(Figure scripts)

* begin *

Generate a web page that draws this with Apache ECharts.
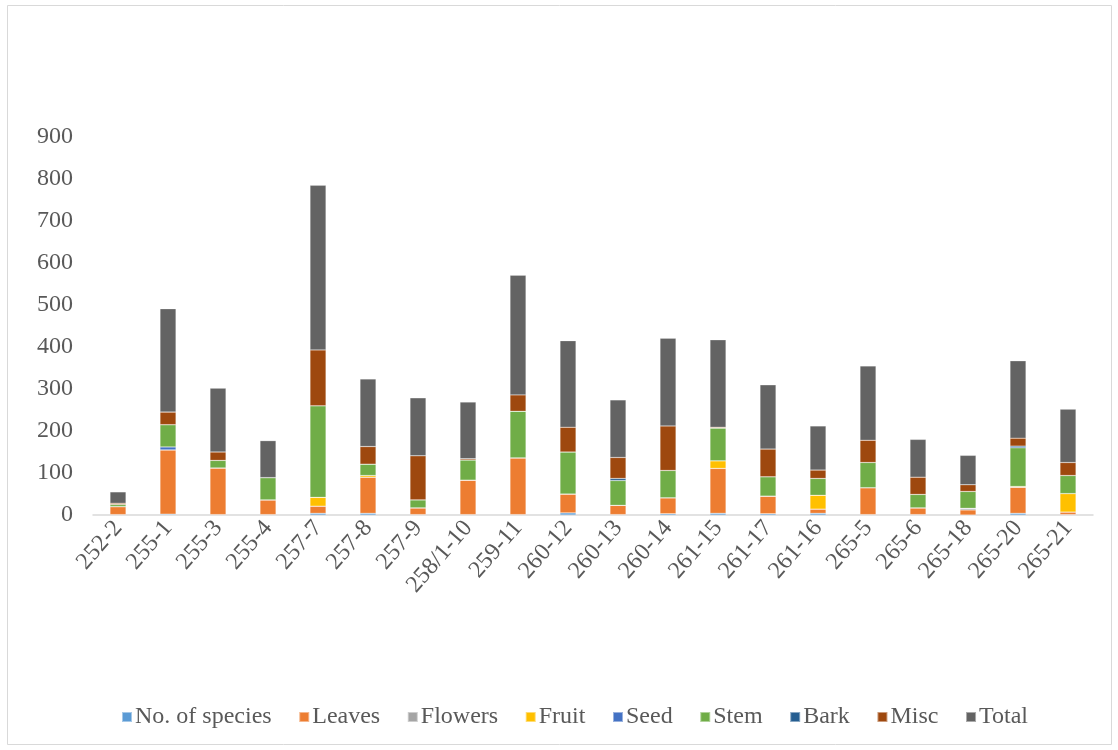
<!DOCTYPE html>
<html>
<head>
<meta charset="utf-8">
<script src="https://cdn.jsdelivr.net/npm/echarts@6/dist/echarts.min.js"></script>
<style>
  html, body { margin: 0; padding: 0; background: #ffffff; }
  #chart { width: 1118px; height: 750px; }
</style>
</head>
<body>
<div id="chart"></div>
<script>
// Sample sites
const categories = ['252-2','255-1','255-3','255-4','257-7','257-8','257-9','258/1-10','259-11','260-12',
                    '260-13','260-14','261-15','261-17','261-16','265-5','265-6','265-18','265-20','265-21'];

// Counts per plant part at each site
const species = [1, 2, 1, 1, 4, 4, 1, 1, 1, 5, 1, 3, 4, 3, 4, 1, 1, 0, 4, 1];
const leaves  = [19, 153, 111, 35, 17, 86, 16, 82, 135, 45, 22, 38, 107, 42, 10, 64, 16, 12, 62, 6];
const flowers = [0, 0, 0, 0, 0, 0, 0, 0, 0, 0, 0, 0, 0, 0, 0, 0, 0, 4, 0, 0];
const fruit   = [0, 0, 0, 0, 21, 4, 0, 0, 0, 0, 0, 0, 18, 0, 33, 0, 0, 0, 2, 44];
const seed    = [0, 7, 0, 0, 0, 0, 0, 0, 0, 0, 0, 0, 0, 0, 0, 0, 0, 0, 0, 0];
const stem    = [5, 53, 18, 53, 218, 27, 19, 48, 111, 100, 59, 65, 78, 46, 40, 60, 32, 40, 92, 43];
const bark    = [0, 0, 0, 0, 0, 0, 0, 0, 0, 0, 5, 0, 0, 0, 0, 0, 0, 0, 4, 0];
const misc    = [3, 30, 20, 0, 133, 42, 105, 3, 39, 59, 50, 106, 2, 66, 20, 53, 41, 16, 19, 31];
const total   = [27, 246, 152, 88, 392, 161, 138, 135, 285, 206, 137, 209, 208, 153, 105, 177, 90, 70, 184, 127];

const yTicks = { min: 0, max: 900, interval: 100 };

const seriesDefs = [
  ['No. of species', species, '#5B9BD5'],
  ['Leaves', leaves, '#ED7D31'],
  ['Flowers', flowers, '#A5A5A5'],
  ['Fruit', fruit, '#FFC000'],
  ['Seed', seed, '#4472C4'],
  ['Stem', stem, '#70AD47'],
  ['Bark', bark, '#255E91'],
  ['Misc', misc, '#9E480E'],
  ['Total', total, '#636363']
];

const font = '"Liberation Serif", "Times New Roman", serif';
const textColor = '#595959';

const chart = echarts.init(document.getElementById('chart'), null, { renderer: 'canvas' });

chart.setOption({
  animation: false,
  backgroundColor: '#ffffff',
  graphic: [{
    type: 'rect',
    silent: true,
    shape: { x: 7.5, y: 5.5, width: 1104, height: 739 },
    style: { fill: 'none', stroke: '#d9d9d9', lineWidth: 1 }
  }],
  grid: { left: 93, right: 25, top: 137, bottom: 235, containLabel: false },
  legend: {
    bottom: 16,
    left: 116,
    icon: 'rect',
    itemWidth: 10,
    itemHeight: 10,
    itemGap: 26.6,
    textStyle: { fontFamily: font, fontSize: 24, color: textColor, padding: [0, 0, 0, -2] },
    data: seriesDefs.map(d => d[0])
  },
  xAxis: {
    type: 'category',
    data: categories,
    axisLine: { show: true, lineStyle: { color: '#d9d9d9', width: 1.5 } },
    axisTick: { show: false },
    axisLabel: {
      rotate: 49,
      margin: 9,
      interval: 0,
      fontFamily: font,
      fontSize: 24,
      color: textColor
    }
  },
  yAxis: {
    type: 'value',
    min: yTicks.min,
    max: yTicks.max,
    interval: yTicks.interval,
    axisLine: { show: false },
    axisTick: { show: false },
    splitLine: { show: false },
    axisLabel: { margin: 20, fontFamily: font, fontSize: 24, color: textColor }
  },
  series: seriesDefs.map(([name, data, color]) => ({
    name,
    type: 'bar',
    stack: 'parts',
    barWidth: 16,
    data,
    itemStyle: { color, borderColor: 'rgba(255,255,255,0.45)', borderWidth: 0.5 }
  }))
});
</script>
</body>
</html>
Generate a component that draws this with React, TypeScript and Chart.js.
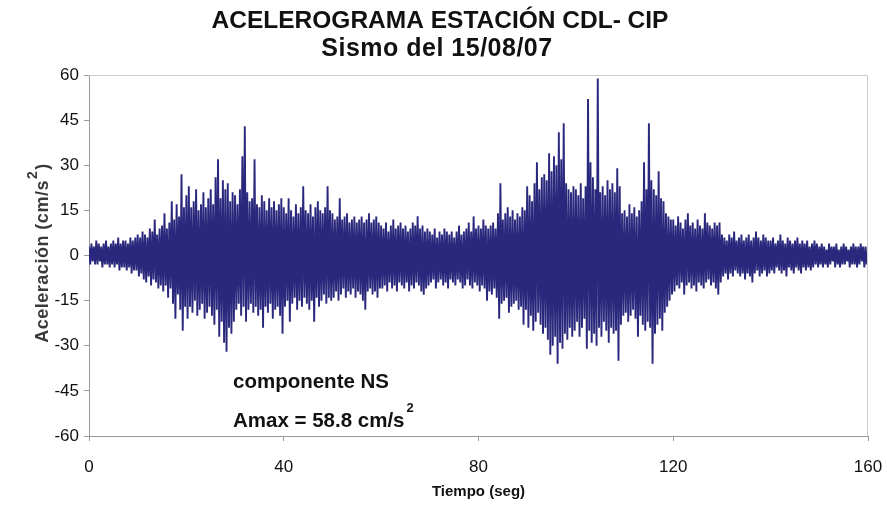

* end *

EXERCISE PROMPT: Give every line above again exactly, with no pictures.

CORRECT ANSWER:
Generate a web page that draws this with Apache ECharts.
<!DOCTYPE html>
<html>
<head>
<meta charset="utf-8">
<script src="https://cdn.jsdelivr.net/npm/echarts@6/dist/echarts.min.js"></script>
<style>
  html, body { margin: 0; padding: 0; background: #ffffff; }
  #chart { width: 1118px; height: 750px; }
</style>
</head>
<body>
<div id="chart"></div>
<script>
// Sample sites
const categories = ['252-2','255-1','255-3','255-4','257-7','257-8','257-9','258/1-10','259-11','260-12',
                    '260-13','260-14','261-15','261-17','261-16','265-5','265-6','265-18','265-20','265-21'];

// Counts per plant part at each site
const species = [1, 2, 1, 1, 4, 4, 1, 1, 1, 5, 1, 3, 4, 3, 4, 1, 1, 0, 4, 1];
const leaves  = [19, 153, 111, 35, 17, 86, 16, 82, 135, 45, 22, 38, 107, 42, 10, 64, 16, 12, 62, 6];
const flowers = [0, 0, 0, 0, 0, 0, 0, 0, 0, 0, 0, 0, 0, 0, 0, 0, 0, 4, 0, 0];
const fruit   = [0, 0, 0, 0, 21, 4, 0, 0, 0, 0, 0, 0, 18, 0, 33, 0, 0, 0, 2, 44];
const seed    = [0, 7, 0, 0, 0, 0, 0, 0, 0, 0, 0, 0, 0, 0, 0, 0, 0, 0, 0, 0];
const stem    = [5, 53, 18, 53, 218, 27, 19, 48, 111, 100, 59, 65, 78, 46, 40, 60, 32, 40, 92, 43];
const bark    = [0, 0, 0, 0, 0, 0, 0, 0, 0, 0, 5, 0, 0, 0, 0, 0, 0, 0, 4, 0];
const misc    = [3, 30, 20, 0, 133, 42, 105, 3, 39, 59, 50, 106, 2, 66, 20, 53, 41, 16, 19, 31];
const total   = [27, 246, 152, 88, 392, 161, 138, 135, 285, 206, 137, 209, 208, 153, 105, 177, 90, 70, 184, 127];

const yTicks = { min: 0, max: 900, interval: 100 };

const seriesDefs = [
  ['No. of species', species, '#5B9BD5'],
  ['Leaves', leaves, '#ED7D31'],
  ['Flowers', flowers, '#A5A5A5'],
  ['Fruit', fruit, '#FFC000'],
  ['Seed', seed, '#4472C4'],
  ['Stem', stem, '#70AD47'],
  ['Bark', bark, '#255E91'],
  ['Misc', misc, '#9E480E'],
  ['Total', total, '#636363']
];

const font = '"Liberation Serif", "Times New Roman", serif';
const textColor = '#595959';

const chart = echarts.init(document.getElementById('chart'), null, { renderer: 'canvas' });

chart.setOption({
  animation: false,
  backgroundColor: '#ffffff',
  graphic: [{
    type: 'rect',
    silent: true,
    shape: { x: 7.5, y: 5.5, width: 1104, height: 739 },
    style: { fill: 'none', stroke: '#d9d9d9', lineWidth: 1 }
  }],
  grid: { left: 93, right: 25, top: 137, bottom: 235, containLabel: false },
  legend: {
    bottom: 16,
    left: 116,
    icon: 'rect',
    itemWidth: 10,
    itemHeight: 10,
    itemGap: 26.6,
    textStyle: { fontFamily: font, fontSize: 24, color: textColor, padding: [0, 0, 0, -2] },
    data: seriesDefs.map(d => d[0])
  },
  xAxis: {
    type: 'category',
    data: categories,
    axisLine: { show: true, lineStyle: { color: '#d9d9d9', width: 1.5 } },
    axisTick: { show: false },
    axisLabel: {
      rotate: 49,
      margin: 9,
      interval: 0,
      fontFamily: font,
      fontSize: 24,
      color: textColor
    }
  },
  yAxis: {
    type: 'value',
    min: yTicks.min,
    max: yTicks.max,
    interval: yTicks.interval,
    axisLine: { show: false },
    axisTick: { show: false },
    splitLine: { show: false },
    axisLabel: { margin: 20, fontFamily: font, fontSize: 24, color: textColor }
  },
  series: seriesDefs.map(([name, data, color]) => ({
    name,
    type: 'bar',
    stack: 'parts',
    barWidth: 16,
    data,
    itemStyle: { color, borderColor: 'rgba(255,255,255,0.45)', borderWidth: 0.5 }
  }))
});
</script>
</body>
</html>
Generate a component that draws this with React, TypeScript and Chart.js.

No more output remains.